Los que aspiran a salirse de sí mismos y escapar al hombre que son, incurren en la locura, y en vez de transformare en ángeles se transforman en bestias”.
“Detesto tener el espíritu en las nubes cuando tenemos el cuerpo ante la mesa; no quiero que el espíritu se paralice ni encenague, si no que se aplique, no que se apoltrone si no que se asiente. Aristipo sólo se cuidaba del cuerpo, como si no tuviésemos alma; Zenón sólo atendía el alma, como si no tuviéramos cuerpo; y los dos obraban viciosamente… … el verdadero justo medio se ve en Sócrates. Cuando bailo, bailo; cuando duermo, duermo…”

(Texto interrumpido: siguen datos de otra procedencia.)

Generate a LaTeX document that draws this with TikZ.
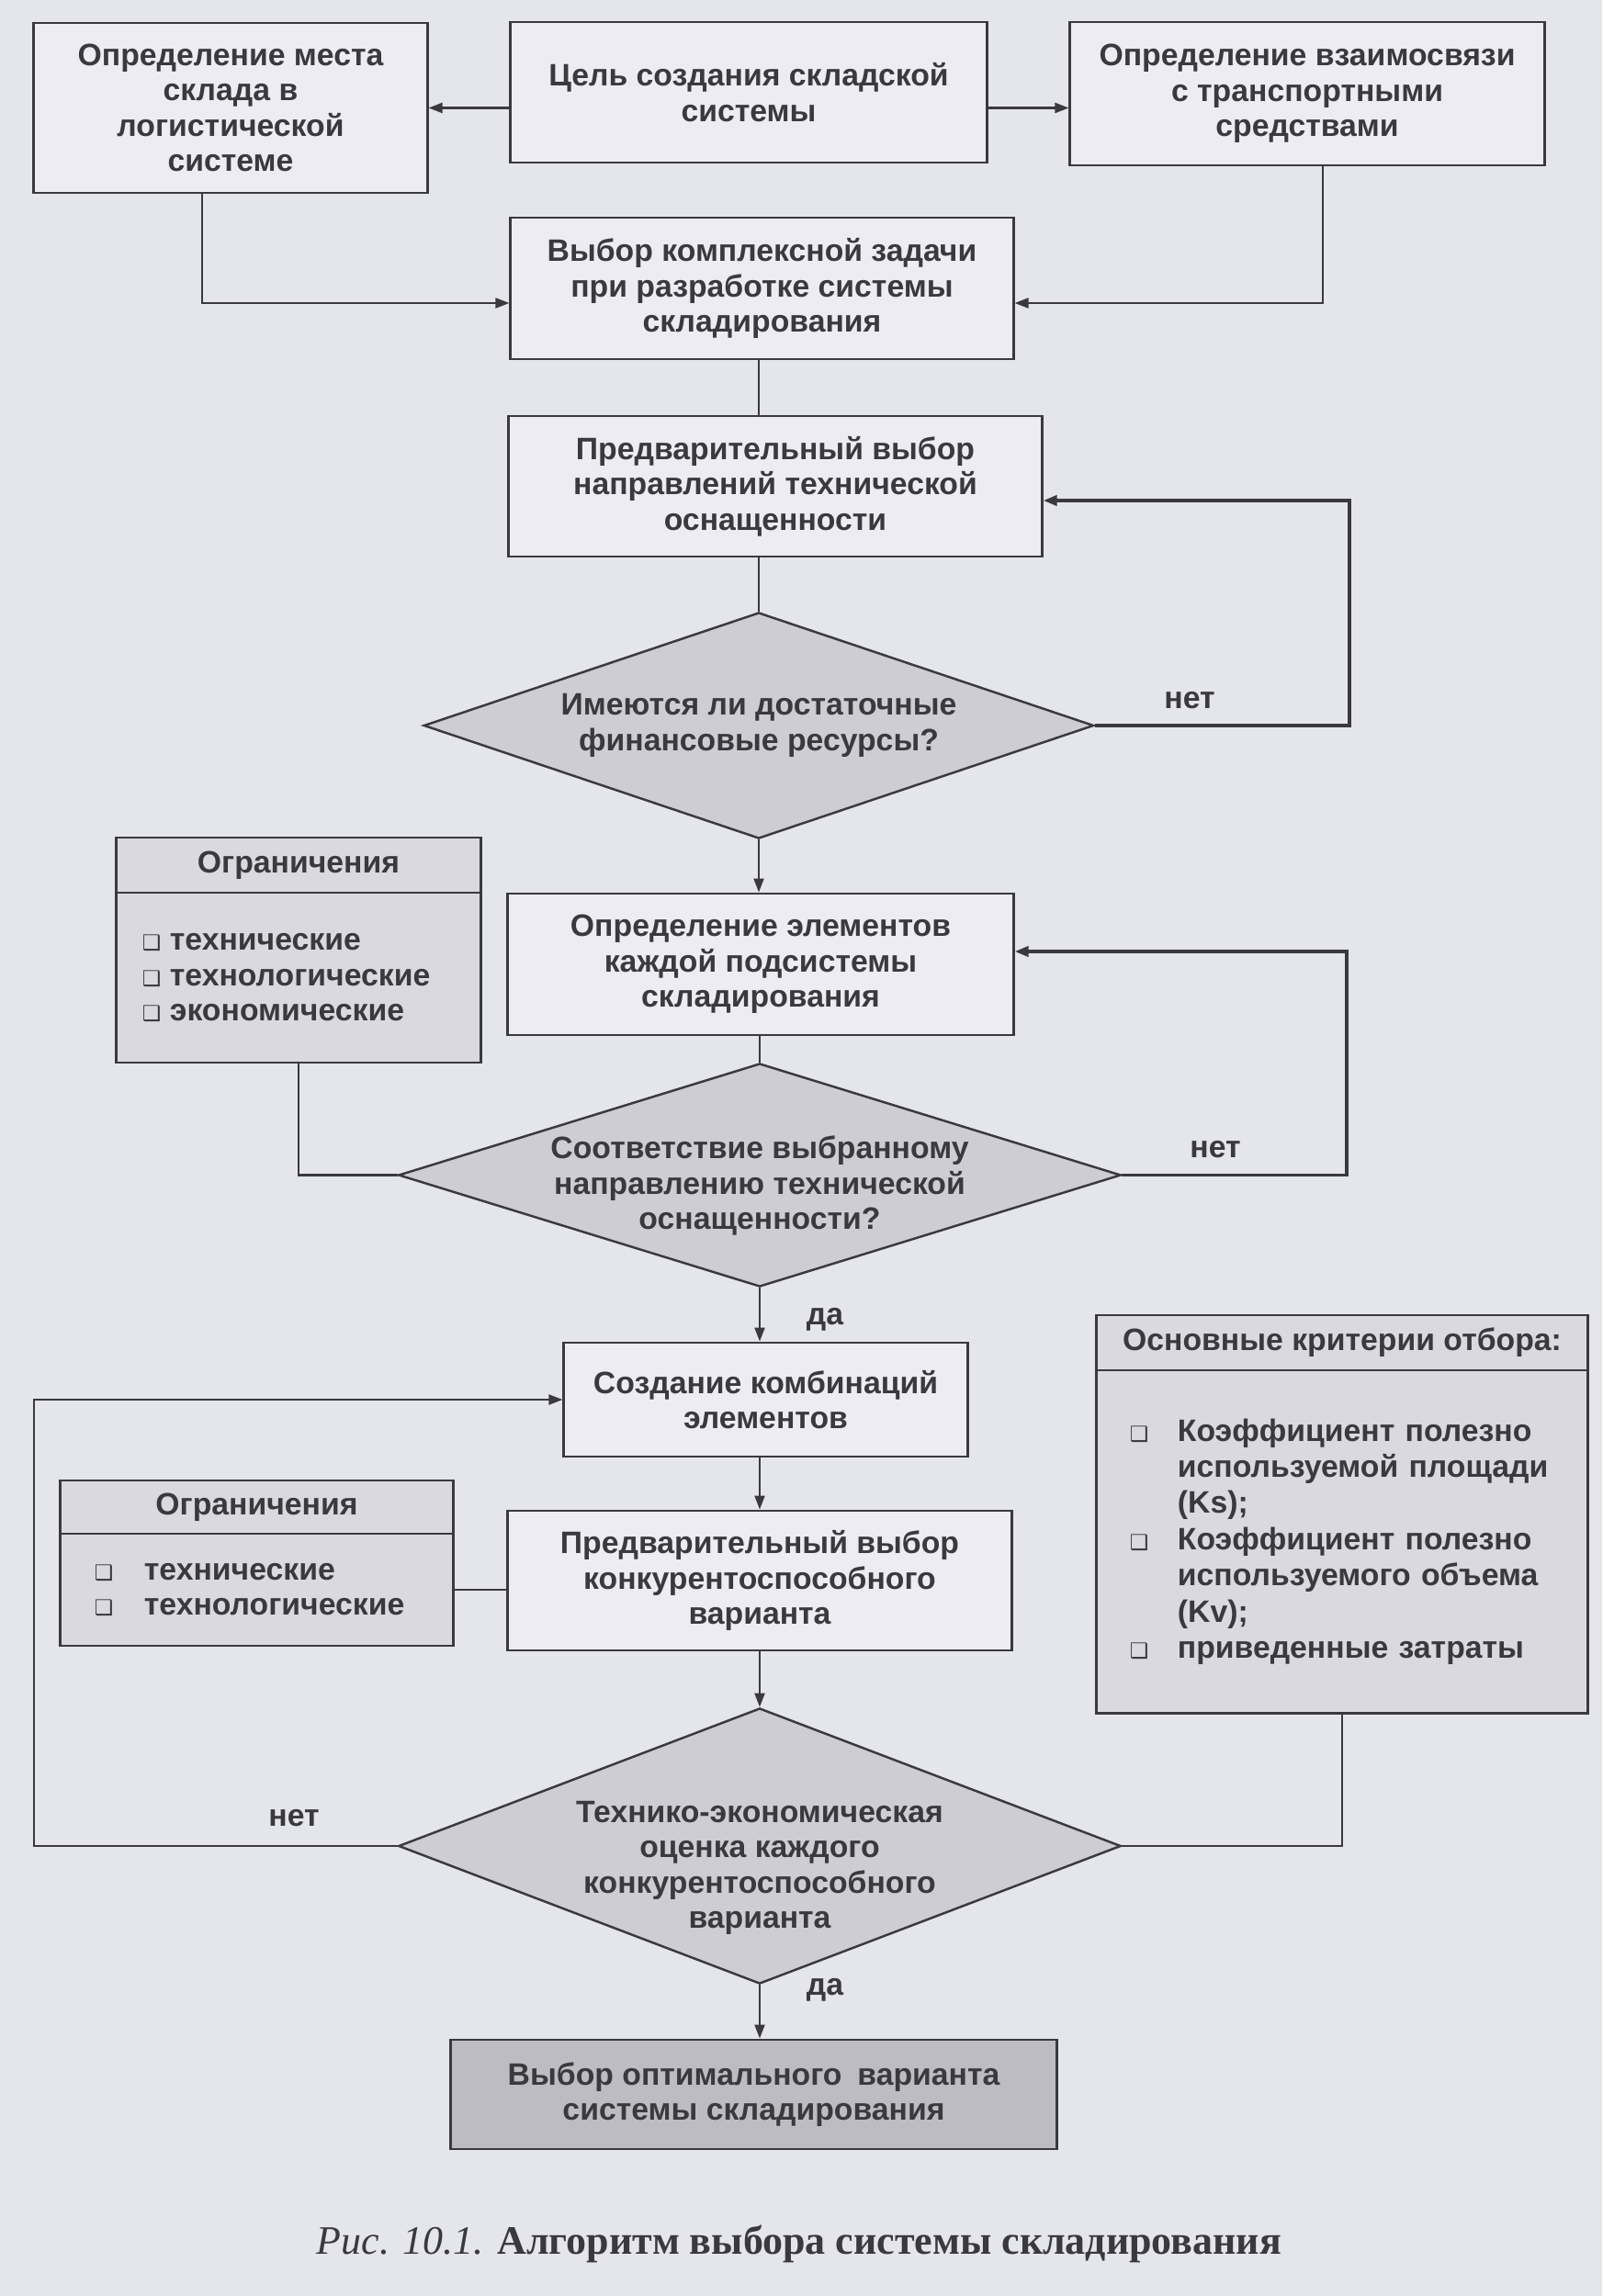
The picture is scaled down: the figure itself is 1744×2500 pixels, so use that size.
\documentclass[tikz,border=0pt]{standalone}
\usepackage{fontspec}
\setmainfont{Liberation Sans}
\newfontfamily\capfont{Liberation Serif}
\newfontfamily\symfont{DejaVu Sans}
\usetikzlibrary{shapes.geometric, arrows.meta}
\definecolor{pagebg}{RGB}{229,229,236}
\definecolor{boxbg}{RGB}{236,236,242}
\definecolor{infobg}{RGB}{217,217,223}
\definecolor{askbg}{RGB}{205,205,211}
\definecolor{endbg}{RGB}{188,188,194}
\definecolor{ink}{RGB}{58,58,62}
\newcommand{\chk}[1]{\makebox[#1][l]{{\symfont\fontsize{6.5}{6.5}\selectfont ❑}}}

\begin{document}
\begin{tikzpicture}[x=0.01cm, y=-0.01cm,
    txt/.style={font=\bfseries\fontsize{9.6}{10.9}\selectfont, text=ink},
    stage/.style={txt, draw=ink, line width=0.8pt, fill=boxbg, rectangle, inner sep=0pt, align=center},
    ask/.style={txt, draw=ink, line width=0.7pt, fill=askbg, diamond, inner sep=-0.15cm, align=center},
    infohead/.style={txt, draw=ink, line width=0.8pt, fill=infobg, rectangle, inner sep=0pt, align=center},
    infobody/.style={txt, draw=ink, line width=0.8pt, fill=infobg, rectangle, inner ysep=0pt, align=left},
    link/.style={draw=ink, line width=0.6pt},
    flow/.style={link, -{Triangle[length=1.5mm, width=1.1mm]}},
    back/.style={flow, line width=1.1pt}]
    \fill[pagebg] (0,0) rectangle (1744,2500);

    \node[stage, minimum width=4.28cm, minimum height=1.85cm] (site) at (251,117.5) {Определение места\\склада в\\логистической\\системе};
    \node[stage, minimum width=5.18cm, minimum height=1.53cm] (goal) at (815,100.5) {Цель создания складской\\системы};
    \node[stage, minimum width=5.16cm, minimum height=1.56cm] (trans) at (1423,102) {Определение взаимосвязи\\с транспортными\\средствами};
    \node[stage, minimum width=5.47cm, minimum height=1.54cm] (task) at (829.5,314) {Выбор комплексной задачи\\при разработке системы\\складирования};
    \node[stage, minimum width=5.80cm, minimum height=1.53cm] (prelim) at (844,529.5) {Предварительный выбор\\направлений технической\\оснащенности};
    \node[ask, minimum width=7.29cm, minimum height=2.46cm, aspect=2.96] (fin) at (826,790) {Имеются ли достаточные\\финансовые ресурсы?};

    \node[infohead, minimum width=3.96cm, minimum height=0.60cm] (ogrAh) at (325,942) {Ограничения};
    \node[infobody, minimum height=1.85cm, text width=3.40cm, inner xsep=0.28cm] (ogrAb) at (325,1064.5)
        {\chk{0.30cm}технические\\\chk{0.30cm}технологические\\\chk{0.30cm}экономические};
    \node[stage, minimum width=5.50cm, minimum height=1.54cm] (elems) at (828,1050) {Определение элементов\\каждой подсистемы\\складирования};
    \node[ask, minimum width=7.86cm, minimum height=2.43cm, aspect=3.23] (match) at (827,1279.5) {};
    \node[txt, align=center] (matchTxt) at (827,1291) {Соответствие выбранному\\направлению технической\\оснащенности?};

    \node[stage, minimum width=4.39cm, minimum height=1.24cm] (comb) at (833.5,1524) {Создание комбинаций\\элементов};
    \node[infohead, minimum width=4.27cm, minimum height=0.58cm] (ogrBh) at (279.5,1641) {Ограничения};
    \node[infobody, minimum height=1.22cm, text width=3.53cm, inner xsep=0.37cm] (ogrBb) at (279.5,1731)
        {\chk{0.54cm}технические\\\chk{0.54cm}технологические};
    \node[stage, minimum width=5.48cm, minimum height=1.52cm] (compet) at (827,1721) {Предварительный выбор\\конкурентоспособного\\варианта};
    \node[infohead, minimum width=5.34cm, minimum height=0.60cm] (crith) at (1461,1462) {Основные критерии отбора:};
    \node[infobody, minimum height=3.73cm, text width=4.62cm, inner xsep=0.36cm, font=\bfseries\fontsize{9.6}{11.2}\selectfont] (critb) at (1461,1678.5)
        {\chk{0.52cm}Коэффициент полезно\\\hspace*{0.52cm}используемой площади\\\hspace*{0.52cm}(Ks);\\
         \chk{0.52cm}Коэффициент полезно\\\hspace*{0.52cm}используемого объема\\\hspace*{0.52cm}(Kv);\\
         \chk{0.52cm}приведенные затраты};
    \node[ask, minimum width=7.86cm, minimum height=3.00cm, aspect=2.62] (eval) at (827,2010) {};
    \node[txt, align=center] (evalTxt) at (827,2034) {Технико-экономическая\\оценка каждого\\конкурентоспособного\\варианта};
    \node[stage, fill=endbg, minimum width=6.59cm, minimum height=1.19cm] (optim) at (820.5,2280.5) {Выбор оптимального\enspace варианта\\системы складирования};

    \node[txt] (no1) at (1295,763) {нет};
    \node[txt] (no2) at (1323,1252) {нет};
    \node[txt] (yes1) at (898,1437) {да};
    \node[txt] (no3) at (320,1980) {нет};
    \node[txt] (yes2) at (898,2167) {да};

    \coordinate (siteJ) at (220,330);
    \coordinate (transJ) at (1440,330);
    \coordinate (finR) at (1469,790);
    \coordinate (finUp) at (1469,545);
    \coordinate (matchR) at (1466,1036);
    \coordinate (evalL) at (37,2010);

    \draw[flow] (goal.west |- site.east) -- (site.east);
    \draw[flow] (goal.east |- site.east) -- (trans.west |- site.east);
    \draw[flow] (siteJ |- site.south) -- (siteJ) -- (siteJ -| task.west);
    \draw[flow] (transJ |- trans.south) -- (transJ) -- (transJ -| task.east);
    \draw[link] (fin.north |- task.south) -- (fin.north |- prelim.north);
    \draw[link] (fin.north |- prelim.south) -- (fin.north);
    \draw[flow] (fin.south) -- (fin.south |- elems.north);
    \draw[back] (fin.east) -- (finR) -- (finUp) -- (finUp -| prelim.east);
    \draw[link] (match.north |- elems.south) -- (match.north);
    \draw[link] (ogrAb.south) -- (ogrAb.south |- match.west) -- (match.west);
    \draw[back] (match.east) -- (match.east -| matchR) -- (matchR) -- (matchR -| elems.east);
    \draw[flow] (match.south) -- (match.south |- comb.north);
    \draw[flow] (match.south |- comb.south) -- (match.south |- compet.north);
    \draw[link] (ogrBb.east) -- (ogrBb.east -| compet.west);
    \draw[flow] (compet.south) -- (eval.north);
    \draw[link] (critb.south) -- (critb.south |- eval.east) -- (eval.east);
    \draw[flow] (eval.west) -- (evalL) -- (evalL |- comb.west) -- (comb.west);
    \draw[flow] (eval.south) -- (eval.south |- optim.north);

    \node[font=\capfont\fontsize{12.5}{14}\selectfont, text=ink] (caption) at (870,2443) {\textit{Рис. 10.1.} \textbf{Алгоритм выбора системы складирования}};
\end{tikzpicture}
\end{document}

“Prefiero entenderme bien yo mismo que según Cicerón. Con mi experiencia propia encuentro bastante para hacerme sabio, si de ella fuera buen estudiante”.
No escucharnos y buscar modelos en los demás ha sido siempre una característica del hombre, una inclinación contra la cual Montaigne nos advierte una y otra vez, un lastre que nos ha acompañado desde el principio, pegado a nosotros como una sanguijuela, como una enfermedad que opaca el verdadero brillo de nuestra piel, que esconde el tono único de nuestro ser y lo cubre con una capa genérica que imita a hombres supuestamente hermosos que en realidad no existen.

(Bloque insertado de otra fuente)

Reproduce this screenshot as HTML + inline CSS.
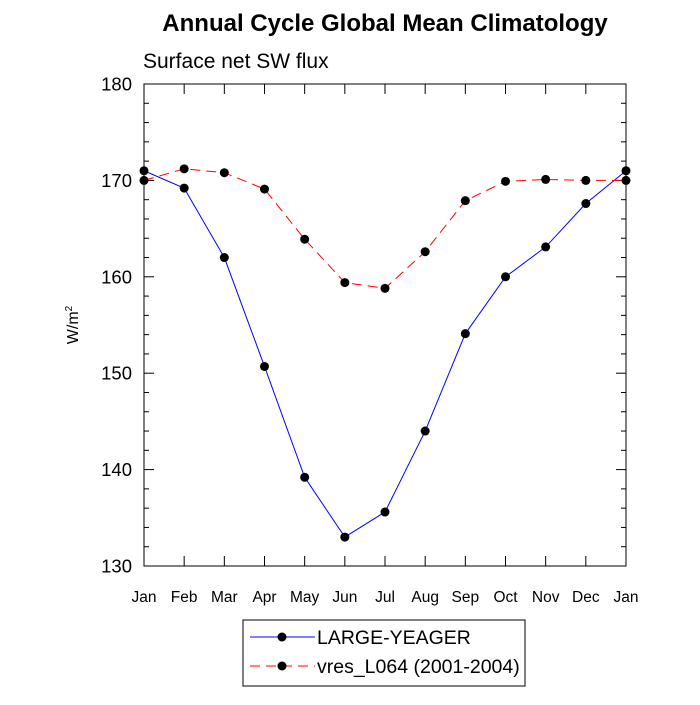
<!DOCTYPE html>
<html><head><meta charset="utf-8"><style>
body{margin:0;background:#fff;}
svg text{font-family:"Liberation Sans",sans-serif;}
</style></head><body>
<svg id="chart" width="700" height="700" xmlns="http://www.w3.org/2000/svg">
<text x="385" y="31" text-anchor="middle" font-size="24" font-weight="bold">Annual Cycle Global Mean Climatology</text>
<text x="143" y="68" font-size="21">Surface net SW flux</text>
<text transform="translate(78,325) rotate(-90)" text-anchor="middle" font-size="16">W/m<tspan dy="-6" font-size="10">2</tspan></text>
<g id="axes"></g>
<g id="series"></g>
<g id="legend">
<rect x="243" y="620" width="282" height="66" fill="#fff" stroke="#000" stroke-width="1"/>
<g>
<line x1="250" y1="637" x2="315" y2="637" stroke="#0000ff" stroke-width="1"/>
<circle cx="282" cy="637" r="4.5" fill="#000"/>
<text x="317" y="644" font-size="19.5">LARGE-YEAGER</text></g>
<g>
<line x1="250" y1="666" x2="315" y2="666" stroke="#ff0000" stroke-width="1" stroke-dasharray="10,6"/>
<circle cx="282" cy="666" r="4.5" fill="#000"/>
<text x="317" y="673" font-size="19.5">vres_L064 (2001-2004)</text></g>
</g>
</svg>
<script>
const months=["Jan","Feb","Mar","Apr","May","Jun","Jul","Aug","Sep","Oct","Nov","Dec","Jan"];
const largeYeager=[171,169.2,162,150.7,139.2,133,135.6,144,154.1,160,163.1,167.6,171];
const vresL064=[170,171.2,170.8,169.1,163.9,159.4,158.8,162.6,167.9,169.9,170.1,170,170];
const yTicks=[130,140,150,160,170,180];
const X0=144,X1=626,Y0=84,Y1=566,YMIN=130,YMAX=180;
const NS="http://www.w3.org/2000/svg";
const xs=i=>X0+(X1-X0)*i/(months.length-1);
const ys=v=>Y1-(v-YMIN)/(YMAX-YMIN)*(Y1-Y0);
function mk(tag,at,parent){const e=document.createElementNS(NS,tag);for(const k in at)e.setAttribute(k,at[k]);parent.appendChild(e);return e;}
const ax=document.getElementById('axes');
let f=mk('rect',{x:X0,y:Y0,width:X1-X0,height:Y1-Y0,fill:'none',stroke:'#000','stroke-width':1},ax);


for(let v=YMIN;v<=YMAX;v+=2){const y=ys(v);const L=(v%10===0)?10:5;
mk('line',{x1:X0,y1:y,x2:X0+L,y2:y,stroke:'#000'},ax);
mk('line',{x1:X1,y1:y,x2:X1-L,y2:y,stroke:'#000'},ax);}
yTicks.forEach(v=>{const t=mk('text',{x:X0-12,y:ys(v)+6.5,'text-anchor':'end','font-size':18.5},ax);t.textContent=v;

});
months.forEach((m,i)=>{const x=xs(i);
mk('line',{x1:x,y1:Y1,x2:x,y2:Y1-10,stroke:'#000'},ax);
mk('line',{x1:x,y1:Y0,x2:x,y2:Y0+10,stroke:'#000'},ax);
const t=mk('text',{x:x,y:Y1+36,'text-anchor':'middle','font-size':15.5},ax);t.textContent=m;

});
const sg=document.getElementById('series');
function draw(vals,color,dash,name){
const g=mk('g',{},sg);


const p=mk('polyline',{points:vals.map((v,i)=>xs(i)+','+ys(v)).join(' '),fill:'none',stroke:color,'stroke-width':1,'stroke-dasharray':dash},g);


vals.forEach((v,i)=>{const c=mk('circle',{cx:xs(i),cy:ys(v),r:4.5,fill:'#000'},g);

});}
draw(largeYeager,'#0000ff','none','series-large-yeager');
draw(vresL064,'#ff0000','10,6','series-vres-l064');
</script>
</body></html>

“Es perfección absoluta, y semejante a la divina, saber gozar realmente del propio ser. Buscamos otras condiciones porque entendemos las nuestras, y nos salimos de nosotros mismos por ignorar lo que nos compete hacer. Aunque andemos con zancos, siempre andaremos con nuestras piernas, y en el más elevado trono del mundo siempre sobre nuestro culo nos sentamos”.
María Moreno dice
La fortuna me trajo hasta este blog mientras buscaba comentarios sobre Montaigne. Todo tu trabajo es bellísimo. Me encanta el hombre en el que te has convertido. Enhorabuena.
Ale dice
¡Gracias! Qué chido que llegaste y que te gustó: ¡Un abrazo!
Maya dice
Buscando en las páginas de mi cuaderno de notas los garabatos con que había apuntado la bibliografía del mes, me encontré con la dirección de tu blog. No recordaba haberla apuntado, así que, curiosa, he entrado. ¡Mira que sorpresa me he llevado! Divertido, fresco, interesante. Volveré más seguido por aquí…
Ale dice
¡Hey, qué chido! Qué bueno que llegaste hasta aquí.. ya me metí a tu blog, me gustó… ¡felicidades por la nueva etapa!
karla dice
Me gusta esta fluido, practico y den ganas de leerte mas … pensaba en esto que decía FOUCAULT “El hombre es una invención cuya fecha reciente muestra con toda facilidad la arqueología de nuestro pensamiento. Y quizá también su próximo fin.”
Ale dice
¡Hey, qué bueno que te gustó! Yo todavía no he leído a Foucault, pero lo tendré que poner en mi lista de libros por leer, ¡qué son muchos!
¡Bienvenida, me gusta leerte por aquí! ¿tienes algún blog?
karla dice
Si te lo recomiendo a mi me gusta! y pues aun el blog lo construyo jaja espero pronto compartirlo Saludos!
Ale dice
Va, cuando ya lo tengas me avisas, para visitarlo! más saludos!